There were several foreigners among the crowd, young activist types wearing kaffiyehs and speaking tortured Arabic with European accents. Most of the audience, though, were Palestinians of varying ages. Author Raja Shehadeh sat among them at a table in the back with his wife. I shared the night with a couple of local poets, the Palestinian-American poet Hala Alyan and a fabulous local guitarist. The main draw, though, was Kefah Fanni, a local poet in his fifties. Morgan told me Fanni rarely reads in public and his appearance at la Vie was an extraordinary occasion. Fanni, suitably bohemian in his beard and beret, recited soft Arabic verses from loose pages while the audience sat still and respectful.
As a writer, I’ve taken much from my travels in Palestine. I’ve written about how Muslims in Jerusalem celebrate Ramadan while under Occupation. I’ve written a profile about Ali Jiddah and a female Israeli soldier I befriended back in 2000. My last book includes a long chapter about Palestinians who live in the shadow of the wall Israel has built around the West Bank. But I didn’t read from any of these at la Vie. The idea of reflecting my experiences of the struggle back to those who live it every day struck me as arrogant. And I didn’t want to darken such a night with bleak politics.

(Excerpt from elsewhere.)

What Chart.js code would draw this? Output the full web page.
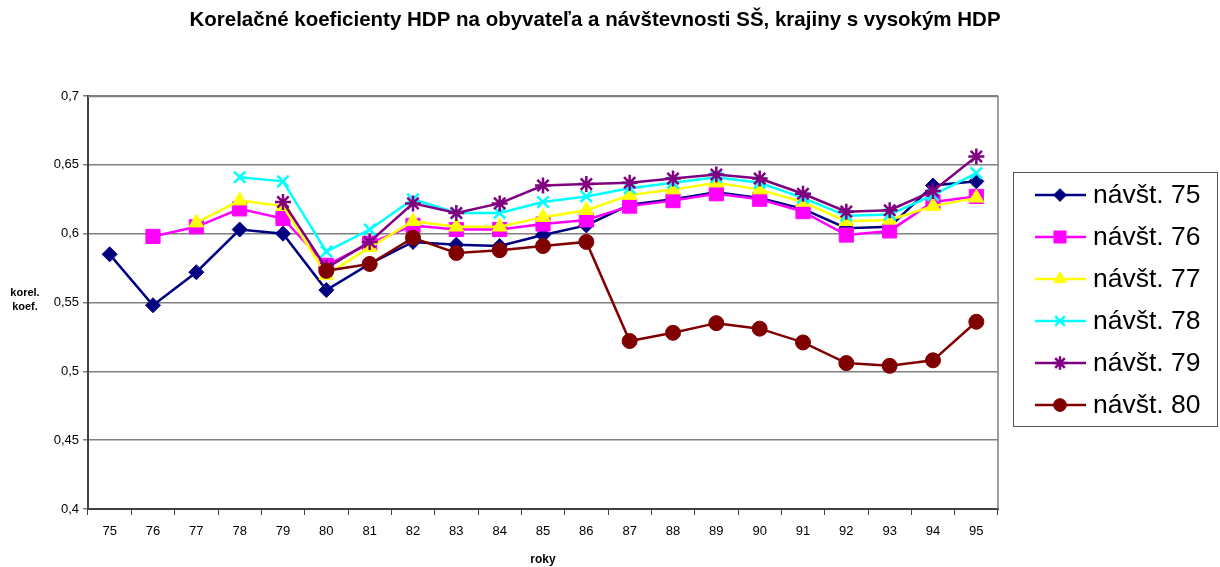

Instead, I took my cue from my Palestinian students who wrote about their intimate lives and read from a short memoir I wrote about becoming a father. It is a story about a common sort of struggle. And about love. As I read to an audience far more attentive than those I am used to, I could sense, in a tiny way and only for a moment, what Darwish meant when he said writing about love liberated his humanity. To stand in Palestine and read aloud about something other than the familiar narrative—to speak not of the Nakba or the Wall or the fallen olive trees—felt profoundly human. I’d read from the same story back home several times, but nowhere did the experience feel as visceral as that night in Ramallah.